Celebrate Creation Season
O Lord, how manifold are your works!
In wisdom you have made them all;
the earth is full of your creatures.
Psalm 104:24
By Deacon Emily Holman
From hot air balloon heights over the Masai Mara in Kenya and the Serengeti in Tanzania, I felt as if I could see all of God’s creation. The African plains stretched out unendingly. Thousands of migrating wildebeests and zebras moved along in determined lines and bunches. No where else have I seen such abundance and interdependence.
Wildebeests and zebras rely on each other’s senses to escape lions, hyenas, and other predators. Graceful giraffes eat the high thorny acacia twigs which other grazing animals can’t reach. We saw many gazelles of different patterns, Thompson’s and Grant’s gazelles, impalas and elands, tiny graceful dikdiks. The largest birds we saw were the five feet tall Mariboo stork, the funny secretary bird at four and a half feet, and the ostriches at seven feet. There are dozens of smaller birds of beautiful colors, like the lilac-breasted rollers.
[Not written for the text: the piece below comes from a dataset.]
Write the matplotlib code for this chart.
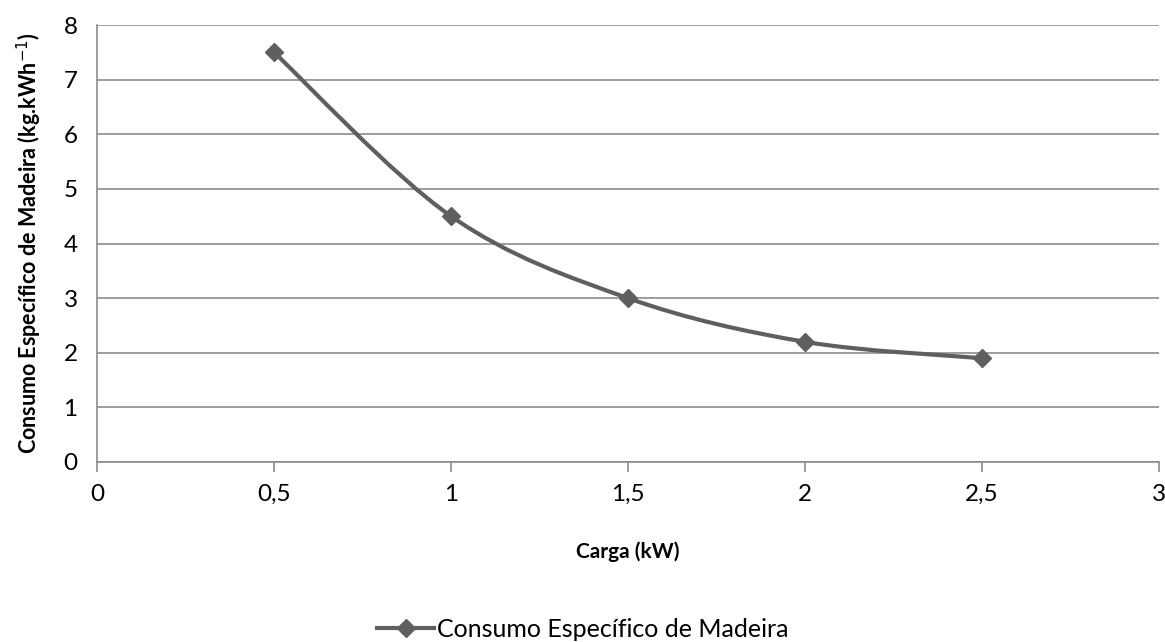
import matplotlib
matplotlib.use("Agg")
import matplotlib.pyplot as plt
import numpy as np
from matplotlib.path import Path
from matplotlib.patches import PathPatch
from matplotlib.lines import Line2D
from matplotlib.ticker import FuncFormatter, MultipleLocator

plt.rcParams["font.family"] = ["Lato", "DejaVu Sans"]

carga = [0.5, 1.0, 1.5, 2.0, 2.5]
consumo = [7.5, 4.5, 3.0, 2.2, 1.9]
serie = "Consumo Específico de Madeira"

line_color = "#5f5f5f"
grid_color = "#8c8c8c"

fig = plt.figure(figsize=(11.65, 6.42), dpi=100)
ax = fig.add_axes([0.0833, 0.2804, 0.9115, 0.6806])

# Excel-style smoothed line: cubic Bezier segments (Catmull-Rom, tension 1/6)
x = np.array(carga)
y = np.array(consumo)
n = len(x)
verts = [(x[0], y[0])]
codes = [Path.MOVETO]
for i in range(n - 1):
    xp, yp = (x[i - 1], y[i - 1]) if i > 0 else (x[i], y[i])
    xn, yn = (x[i + 2], y[i + 2]) if i + 2 < n else (x[i + 1], y[i + 1])
    c1 = (x[i] + (x[i + 1] - xp) / 6, y[i] + (y[i + 1] - yp) / 6)
    c2 = (x[i + 1] - (xn - x[i]) / 6, y[i + 1] - (yn - y[i]) / 6)
    verts += [c1, c2, (x[i + 1], y[i + 1])]
    codes += [Path.CURVE4] * 3
ax.add_patch(PathPatch(Path(verts, codes), facecolor="none",
                       edgecolor=line_color, lw=3, capstyle="round", zorder=3))
ax.plot(carga, consumo, ls="none", marker="D", ms=9, color=line_color, zorder=4)

ax.set_xlim(0, 3)
ax.set_ylim(0, 8)
ax.xaxis.set_major_locator(MultipleLocator(0.5))
ax.yaxis.set_major_locator(MultipleLocator(1))
fmt = FuncFormatter(lambda v, p: f"{v:g}".replace(".", ","))
ax.xaxis.set_major_formatter(fmt)
ax.yaxis.set_major_formatter(fmt)

ax.grid(axis="y", color=grid_color, lw=1.2)
ax.set_axisbelow(True)
for s in ["top", "right"]:
    ax.spines[s].set_visible(False)
for s in ["left", "bottom"]:
    ax.spines[s].set_color(grid_color)
    ax.spines[s].set_linewidth(1.2)

ax.tick_params(axis="x", direction="out", length=7, width=1.2, color=grid_color,
               labelsize=17.5, pad=9)
ax.tick_params(axis="y", length=0, labelsize=17.5, pad=14)

ax.set_xlabel("Carga (kW)", fontsize=15, fontweight="bold", labelpad=26)
ax.set_ylabel("Consumo Específico de Madeira (kg.kWh$^{-1}$)", fontsize=15.5,
              fontweight="bold", labelpad=14)

handle = Line2D([], [], color=line_color, lw=3, marker="D", ms=9)
fig.legend([handle], [serie], loc="center", bbox_to_anchor=(0.5, 0.02),
           frameon=False, fontsize=18, handlelength=2.3, handletextpad=0.1)

fig.savefig("out.png", dpi=100)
Even the starlings were beautifully tinted.
All this grandeur reminded me to look for the beauty of creation in my own backyard. I love our trees, with their spring blooms and fall oranges and yellows. Our flower gardens, rivers and waterfalls, fields and mountains, and our great national parks, are also examples of creation and our conservation of our natural resources.
September is the Episcopal Church’s Season of Creation. This year’s theme is “to Hope and Act with Creation”. It is a time to review and renew our relationships with nature, ourselves, and God, and to hope and act for climate justice. The World Day of Prayer asks us to pray, “In this Season of Creation, we pray that the breath of your creative Word would move our hearts, as in the waters of our birth and baptism.”